At the end of the reception, Ambassador Avdeev thanked the staff and servants of the Embassy for their efforts, noting that the great thinker Ilyin, a fervent patriot and ideologue of the White Movement, created an economic plan for the development and benefit of an emancipated Russia, a plan for the education of children and youth of the future Russia. "Ivan Ilyin and Anton Denikin were devoted to Russia with their entire souls. These people were portrayed in Soviet textbooks as traitors, as monsters, and worse than the fascists. We cannot allow such filth to ever stain the pages of Russian textbooks, may they no longer serve as a source of lies and slander. And the transfer of these patriots and heroes back to Russia will help this difficult but unavoidable process."

It is noteworthy that on this day, the President's Envoy to the Central Federal District, GS Poltavchenko, expressed the notion that Lenin's body should finally be removed from the mausoleum and buried.

On October 2, the remains were taken from Paris to Moscow. A special flight of the government's aviation arm to Vnukovo Airport was met by Archbishop Arseny of Istrin, Vicar Bishop of the Moscow Diocese.

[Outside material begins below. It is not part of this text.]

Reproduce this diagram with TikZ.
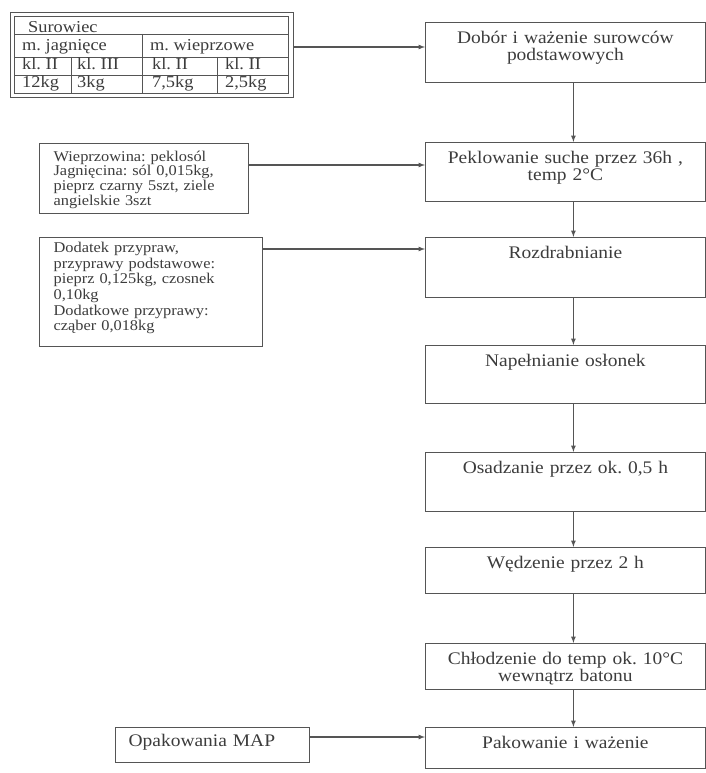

An honor guard gave the body of General Denikin a military salute, after which the bodies were taken to Moscow's Donskoy Monastery, where His Holiness Patriarch Alexy performed the consecration of the cornerstone of the Memorial to National Reconciliation and headed the pannikhida at the Monastery's Great Cathedral, after which, in the presence of government representatives, politicians and eminent social figures, the remains of General Denikin, Ivan Ilyin and their spouses were reburied. During the pannikhida, Archbishop Mark of Berlin and Germany read His Eminence Metropolitan Laurus' greeting, which said in part:

"While making an archpastoral visit to monasteries and parishes of the Russian Orthodox Church Outside of Russia in Western Europe, I send this greeting to all the participants in the reburial in Moscow of the remains of General Anton Denikin and Ivan Ilyin, and join you in the prayers raised today for the repose of the souls of our national heroes who fought for Russia and our people: one who fought with arms, the other with the power of thought. Both later found themselves abroad, but neither forgot his motherland, their thoughts always directed towards Russia, and they lived for her, as did many Russian émigrés."

The honor guard escorted the remains to their final resting place. Military officers carried 10 battlefield banners brought from Versailles, where they are kept, and the personal arms of the General. After the burial of General Denikin, Ivan Ilyin and their wives, shots of salutation were fired.

The area of the Memorial of National Reconciliation and Concord in Donskoy Monastery now contains the graves of five celebrated Russian émigrés. The first of these was the author Ivan Shmelev.

The following day, at the Cathedral of Christ the Savior, Archbishop Mark participated in the opening of an exhibited devoted to the life and history of the Polish Orthodox Church.